Artificial Human Genomes Could Help Overcome Research Privacy Concerns

Computers are taking steps towards creating novel human genomes.

Photo: Mario Tama/Getty Images (Getty Images)

It can be difficult to distinguish a flesh-and-blood human’s face from one generated by artificial intelligence. (Telltale signs are misshapen eyes under spectacles, non-dermatological blemishes on the skin, and hair that looks as if it’s been thatched atop the head, though your experience may differ). But what about when those impostors are more than skin deep; what if the computer-generated humans are described on a genetic level?

A team of geneticists and computer scientists have been using neural networks to construct novel segments of human genomes, according to a paper published in the journal PLOS Genetics. Their work could help sidestep the privacy issues inherent in working with real people’s DNA.

“Many biobanks, including the Estonian Biobank, require application procedures and ethical clearances for access. These steps are crucial because genomic data is sensitive data, and it’s important to keep the privacy of donors. On the other hand, this creates a scientific barrier,” Burak Yelmen, a geneticist at the University of Tartu in Estonia and lead author of the new paper, said in an email. “Artificial genomes might play an important role in the future as high-quality surrogates of real genome databases, making them easily accessible to researchers around the globe.”

Genetic data offers what is perhaps the largest ethical minefield in medical privacy, due to the power genes have in defining us. The research team used bits of accessible (read: legally obtainable) genetic information to train their networks, which were able to independently develop chunks of imaginary genome data that were nearly indistinguishable from actual genetic information. There were a few giveaways, Yelmen said, including the way that the artificial chunks of DNA were assembled. Different bits of genetic information were color-coded, or “painted,” to see their locations in the final product, and the team found more short chunks of artificial DNA were being produced than would be expected based on actual human genomic samples.
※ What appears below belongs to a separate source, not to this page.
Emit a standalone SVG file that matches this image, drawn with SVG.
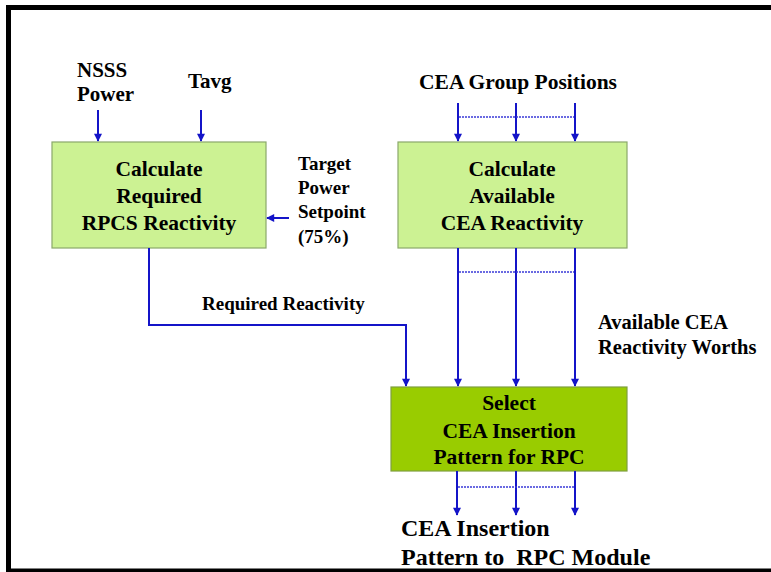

G/O Media may get a commission

The team was unable to generate entire artificial genomes due to computational and algorithmic limitations, but they suggested “stitching” multiple chunks together to get the complete genomic idea for one made-up individual.

“The training of the model is the bottleneck here. Once the model is trained, you can generate as many artificial genomes as you want in seconds,” Yelmen said. “Training of a 10,000-position genome chunk can vary dramatically depending on multiple factors.” With so many positions—referring to the locations of a nucleotide base pairs that will occur at any given place in the genetic code—Yelman said the models can sometimes have a difficult time generating accurate results out of randomness.

A chromosome (genetic material) superimposed on binary code.

Image: Burak Yelmen

The deep learning involved in the research used two different approaches. One involved generative adversarial networks, which use two neural networks in their process; the first (the “generator”) created possible instances, or sets of data that the model can learn on. In this case, the datasets were randomly generated lines of genetic codes. The other network was the “discriminator,” which assessed the validity of the former. This output was fed back into the generator for more accurate attempts down the line. The other approach was a restricted Boltzmann machine, which is a two-layered neural net that learns structures over time, helping it produce better results going forward. For the most part, generative adversarial networks are the preferred method for deep learning.

The team’s generative adversarial network took a couple of days to train entirely using one graphics processing unit, Yelmen added. GPUs are heavy-duty processors used for a variety of tasks, from detailed 3D rendering to deep learning.

“These genomes emerging from random noise mimic the complexities that we can observe within real human populations,” said co-author Luca Pagani, a geneticist also at the University of Tartu, in a release from the Estonian Research Council. “For most properties, they are not distinguishable from other genomes from the biobank we used to train our algorithm, except for one detail: they do not belong to any gene donor.”

Imagine a book that’s able to be continuously reorganized into a new, perfectly readable story, never revealing the original text. Facsimile genomes offer that possibility for future research, possibly without the worry of compromising any individual’s genetic code.